### INFORMATION SHOWN

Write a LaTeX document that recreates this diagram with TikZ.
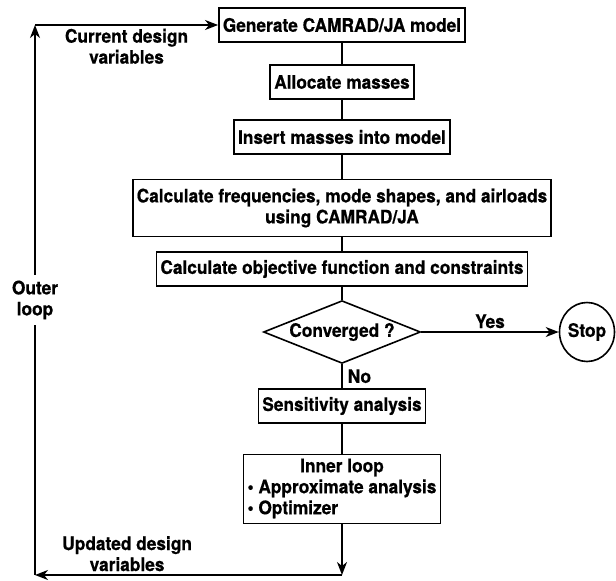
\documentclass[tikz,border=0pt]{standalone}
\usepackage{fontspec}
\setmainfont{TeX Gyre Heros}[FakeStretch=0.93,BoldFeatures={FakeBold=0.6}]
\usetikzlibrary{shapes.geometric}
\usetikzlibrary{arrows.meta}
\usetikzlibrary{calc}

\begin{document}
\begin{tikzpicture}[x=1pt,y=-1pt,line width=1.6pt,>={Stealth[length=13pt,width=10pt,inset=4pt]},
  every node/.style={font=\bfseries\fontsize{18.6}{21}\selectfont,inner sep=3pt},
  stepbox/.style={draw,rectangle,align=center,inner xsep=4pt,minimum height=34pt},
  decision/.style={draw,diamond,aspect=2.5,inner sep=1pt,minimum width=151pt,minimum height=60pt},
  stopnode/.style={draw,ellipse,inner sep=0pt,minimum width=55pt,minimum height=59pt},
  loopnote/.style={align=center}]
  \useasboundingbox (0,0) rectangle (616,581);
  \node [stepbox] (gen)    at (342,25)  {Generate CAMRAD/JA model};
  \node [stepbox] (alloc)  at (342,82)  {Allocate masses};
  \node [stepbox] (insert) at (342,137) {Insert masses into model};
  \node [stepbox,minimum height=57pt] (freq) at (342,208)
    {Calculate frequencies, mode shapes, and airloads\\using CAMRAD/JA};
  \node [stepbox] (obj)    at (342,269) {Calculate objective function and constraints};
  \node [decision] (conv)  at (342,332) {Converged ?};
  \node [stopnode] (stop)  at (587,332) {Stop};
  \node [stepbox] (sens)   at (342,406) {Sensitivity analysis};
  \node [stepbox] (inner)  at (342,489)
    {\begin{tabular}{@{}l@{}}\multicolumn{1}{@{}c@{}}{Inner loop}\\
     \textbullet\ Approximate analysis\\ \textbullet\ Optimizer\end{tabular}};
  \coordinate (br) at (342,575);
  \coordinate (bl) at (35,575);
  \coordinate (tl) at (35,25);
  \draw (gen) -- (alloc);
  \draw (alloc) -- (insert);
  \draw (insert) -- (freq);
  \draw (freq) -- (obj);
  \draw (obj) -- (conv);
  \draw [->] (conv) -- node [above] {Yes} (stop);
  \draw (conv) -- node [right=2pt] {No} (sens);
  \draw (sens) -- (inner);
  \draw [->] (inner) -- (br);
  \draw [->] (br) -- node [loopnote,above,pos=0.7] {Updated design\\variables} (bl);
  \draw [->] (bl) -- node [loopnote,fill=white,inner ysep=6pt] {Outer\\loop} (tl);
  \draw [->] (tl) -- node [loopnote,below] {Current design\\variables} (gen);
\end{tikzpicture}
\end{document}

### WHAT YOU ARE ASKED TO DO
Without the pictures, retype the whole of the material above exactly.

### FULL RESPONSE
Write a LaTeX document that recreates this diagram with TikZ.
\documentclass[tikz,border=0pt]{standalone}
\usepackage{fontspec}
\setmainfont{TeX Gyre Heros}[FakeStretch=0.93,BoldFeatures={FakeBold=0.6}]
\usetikzlibrary{shapes.geometric}
\usetikzlibrary{arrows.meta}
\usetikzlibrary{calc}

\begin{document}
\begin{tikzpicture}[x=1pt,y=-1pt,line width=1.6pt,>={Stealth[length=13pt,width=10pt,inset=4pt]},
  every node/.style={font=\bfseries\fontsize{18.6}{21}\selectfont,inner sep=3pt},
  stepbox/.style={draw,rectangle,align=center,inner xsep=4pt,minimum height=34pt},
  decision/.style={draw,diamond,aspect=2.5,inner sep=1pt,minimum width=151pt,minimum height=60pt},
  stopnode/.style={draw,ellipse,inner sep=0pt,minimum width=55pt,minimum height=59pt},
  loopnote/.style={align=center}]
  \useasboundingbox (0,0) rectangle (616,581);
  \node [stepbox] (gen)    at (342,25)  {Generate CAMRAD/JA model};
  \node [stepbox] (alloc)  at (342,82)  {Allocate masses};
  \node [stepbox] (insert) at (342,137) {Insert masses into model};
  \node [stepbox,minimum height=57pt] (freq) at (342,208)
    {Calculate frequencies, mode shapes, and airloads\\using CAMRAD/JA};
  \node [stepbox] (obj)    at (342,269) {Calculate objective function and constraints};
  \node [decision] (conv)  at (342,332) {Converged ?};
  \node [stopnode] (stop)  at (587,332) {Stop};
  \node [stepbox] (sens)   at (342,406) {Sensitivity analysis};
  \node [stepbox] (inner)  at (342,489)
    {\begin{tabular}{@{}l@{}}\multicolumn{1}{@{}c@{}}{Inner loop}\\
     \textbullet\ Approximate analysis\\ \textbullet\ Optimizer\end{tabular}};
  \coordinate (br) at (342,575);
  \coordinate (bl) at (35,575);
  \coordinate (tl) at (35,25);
  \draw (gen) -- (alloc);
  \draw (alloc) -- (insert);
  \draw (insert) -- (freq);
  \draw (freq) -- (obj);
  \draw (obj) -- (conv);
  \draw [->] (conv) -- node [above] {Yes} (stop);
  \draw (conv) -- node [right=2pt] {No} (sens);
  \draw (sens) -- (inner);
  \draw [->] (inner) -- (br);
  \draw [->] (br) -- node [loopnote,above,pos=0.7] {Updated design\\variables} (bl);
  \draw [->] (bl) -- node [loopnote,fill=white,inner ysep=6pt] {Outer\\loop} (tl);
  \draw [->] (tl) -- node [loopnote,below] {Current design\\variables} (gen);
\end{tikzpicture}
\end{document}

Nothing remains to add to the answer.